On 02/03/17 06:47, Yoav Nir wrote:
> 
>> On 17 Feb 2017, at 18:58, Stephen Farrell <stephen.farrell@cs.tcd.ie> wrote:
>>
>>
>> Hiya,
>>
>> I've had a read of this and asked for IETF LC to start.
>>
>> My comments below can be handled with any other IETF LC
>> comments.
>>
>> Thanks,
>> S.
>>
>> - Bits of this are fairly complex reading, given that ECC
>> isn't trivial and nor are the changes nor how they were done
>> to keep some things more or less backwards compatible. It'd
>> help I think if we could say something more about
>> implementation status in the shepherd write-up.
> 
> In light of RFC 7942, I’ve added an Implementation Status section to my working copy (soon to be pushed to github).
> 
>> - abstract: doesn't this need to say that this obsoletes
>> RFC4492 in the abstract text. (Yes, PITA formalities, I
>> know:-)
> 
> Added.
> 
>> - 5.1.1: "Note that other specifications have since added
>> other values to this enumeration." Could/should we reference
>> those others? I don't care, but someone will ask and it'd be
>> good to have the answer in the archive if it's "no, and
>> here's why…"
> 
> I think not. Same as the main TLS spec doesn’t mention every GOST and CAMELLIA that people add, we don’t have to mention Brainpool. But I will note that some of these additions are not curves at all.
> 
>> - 5.1.1: Is this text still correct: "secp256r1, etc:
>> Indicates support of the corresponding named curve or class
>> of explicitly defined curves." Do we need to say there that
>> we're ditching explicitly defined curves?
> 
> Yes, it should.
> 
>> - 5.2: Is this still right, given the deprecation of
>> compressed points earlier? " Note that the server may include
>> items that were not found in the client's list (e.g., the
>> server may prefer to receive points in compressed format even
>> when a client cannot parse this format: the same client may
>> nevertheless be capable of outputting points in compressed
>> format).”
> 
> Right.

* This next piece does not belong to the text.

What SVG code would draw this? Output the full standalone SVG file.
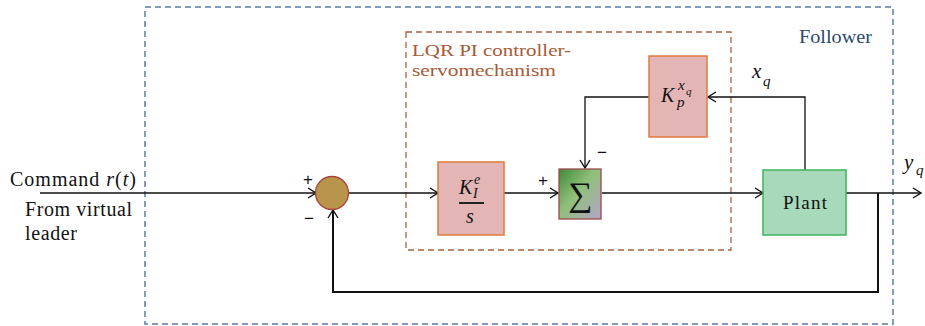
<svg xmlns="http://www.w3.org/2000/svg" width="925" height="326" viewBox="0 0 925 326">
  <style>
    .wire { fill: none; stroke: #111; stroke-width: 1.3; }
    .wire-heavy { fill: none; stroke: #111; stroke-width: 2; }
    .gain { fill: #E3B5B5; stroke: #E07B3C; stroke-width: 1.5; }
    .plant { fill: #A8D9BB; stroke: #3DB55C; stroke-width: 1.5; }
    text { font-family: "Liberation Serif", "DejaVu Serif", serif; fill: #111; }
    .math { font-style: italic; }
    .sign { font-family: "Liberation Sans", "DejaVu Sans", sans-serif; font-size: 17px; }
  </style>
  <defs>
    <marker id="arrow" viewBox="0 0 12 12" refX="11" refY="6" markerWidth="12" markerHeight="12" markerUnits="userSpaceOnUse" orient="auto">
      <polyline points="3,1 11,6 3,11" fill="none" stroke="#111" stroke-width="1.4"/>
    </marker>
    <linearGradient id="sumFill" x1="0" y1="0" x2="1" y2="1">
      <stop offset="0" stop-color="#3E8A36"/>
      <stop offset="0.45" stop-color="#8FC07A"/>
      <stop offset="1" stop-color="#B7A3C9"/>
    </linearGradient>
  </defs>

  <rect width="925" height="326" fill="#fff"/>

  <!-- Follower boundary -->
  <g id="follower">
    <rect x="145" y="7" width="748" height="317" fill="none" stroke="#5A7CA8" stroke-width="1.5" stroke-dasharray="6,4"/>
    <text x="799" y="43" font-size="19" textLength="73" lengthAdjust="spacingAndGlyphs" style="fill:#2B4A6E">Follower</text>
  </g>

  <!-- LQR PI controller-servomechanism boundary -->
  <g id="controller">
    <rect x="406" y="32" width="325" height="218" fill="none" stroke="#A8603E" stroke-width="1.3" stroke-dasharray="6,4"/>
    <text x="412" y="56" font-size="17" textLength="159" lengthAdjust="spacingAndGlyphs" style="fill:#A65A35">LQR PI controller-</text>
    <text x="412" y="76" font-size="17" textLength="144" lengthAdjust="spacingAndGlyphs" style="fill:#A65A35">servomechanism</text>
  </g>

  <!-- Connectors -->
  <g id="connectors">
    <line x1="40" y1="193" x2="316" y2="193" class="wire" marker-end="url(#arrow)"/>
    <line x1="349" y1="193" x2="438" y2="193" class="wire" marker-end="url(#arrow)"/>
    <line x1="504" y1="193" x2="558" y2="193" class="wire" marker-end="url(#arrow)"/>
    <line x1="602" y1="193" x2="763" y2="193" class="wire" marker-end="url(#arrow)"/>
    <line x1="846" y1="193" x2="921" y2="193" class="wire" marker-end="url(#arrow)"/>
    <polyline points="805,170 805,97 708,97" class="wire" marker-end="url(#arrow)"/>
    <polyline points="649,97 585,97 585,168" class="wire" marker-end="url(#arrow)"/>
    <polyline points="878,193 878,292 333,292 333,210" class="wire-heavy" marker-end="url(#arrow)"/>
  </g>

  <!-- Input labels -->
  <g id="input">
    <text x="10" y="186" font-size="20" textLength="126">Command <tspan class="math">r</tspan>(<tspan class="math">t</tspan>)</text>
    <text x="25" y="216" font-size="20" textLength="107">From virtual</text>
    <text x="25" y="240" font-size="20" textLength="52">leader</text>
  </g>

  <!-- Summing junction -->
  <g id="junction">
    <circle cx="332" cy="193" r="16.5" fill="#B8954A" stroke="#A9433A" stroke-width="1.3"/>
    <text x="303" y="185" class="sign">+</text>
    <text x="304" y="224" class="sign">−</text>
  </g>

  <!-- Integral gain K_I^e / s -->
  <g id="integral-gain">
    <rect x="438" y="162" width="66" height="73" class="gain"/>
    <text x="459" y="194" class="math" font-size="20">K</text>
    <text x="474" y="184" class="math" font-size="14">e</text>
    <text x="473" y="198" class="math" font-size="14">I</text>
    <line x1="459" y1="203" x2="484" y2="203" stroke="#111" stroke-width="1.8"/>
    <text x="466" y="223" class="math" font-size="20">s</text>
  </g>

  <!-- Summation block -->
  <g id="summation">
    <rect x="559" y="169" width="42" height="50" fill="url(#sumFill)" stroke="#9B4A4A" stroke-width="1.3"/>
    <text x="580" y="206" font-size="34" text-anchor="middle">∑</text>
    <text x="538" y="186" class="sign">+</text>
    <text x="597" y="158" class="sign">−</text>
  </g>

  <!-- Proportional gain K_P^{x_q} -->
  <g id="proportional-gain">
    <rect x="649" y="56" width="58" height="81" class="gain"/>
    <text x="661" y="102" class="math" font-size="20">K</text>
    <text x="677" y="107" class="math" font-size="15">p</text>
    <text x="678" y="90" class="math" font-size="15">x</text>
    <text x="686" y="95" class="math" font-size="11">q</text>
  </g>

  <!-- Plant -->
  <g id="plant">
    <rect x="763" y="170" width="83" height="65" class="plant"/>
    <text x="783" y="209" font-size="19" textLength="44">Plant</text>
  </g>

  <!-- Signal labels -->
  <g id="signals">
    <text x="752" y="78" class="math" font-size="21">x</text>
    <text x="763" y="86" class="math" font-size="15">q</text>
    <text x="904" y="169" class="math" font-size="21">y</text>
    <text x="916" y="175" class="math" font-size="15">q</text>
  </g>
</svg>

The example no longer works. I’ll remove it and say that there’s no other options than uncompressed.
> 
>> - 5.3: Doesn't this need a change: "...unless the client has
>> indicated support for explicit curves of the appropriate
>> type"? Maybe more change is needed in that para as well?
> 
> I removed the whole sentence. There are no more explicit curves.
> 
>> - section 6: Do we still need the *_NULL_* suites?
> 
> Did we ever?  But I’m sure somebody uses them somewhere for something. Unlike weak encryption, they don’t tend to end up being used when people encrypt things.
> 
>> - Just checking, I assume this is down to editing history
>> but what happened to TBD1 and TBD2?
> 
> There were determined :)
> 
> These were Curve25519 and Curve448. We got temporary assignments so that Google and others could deploy them.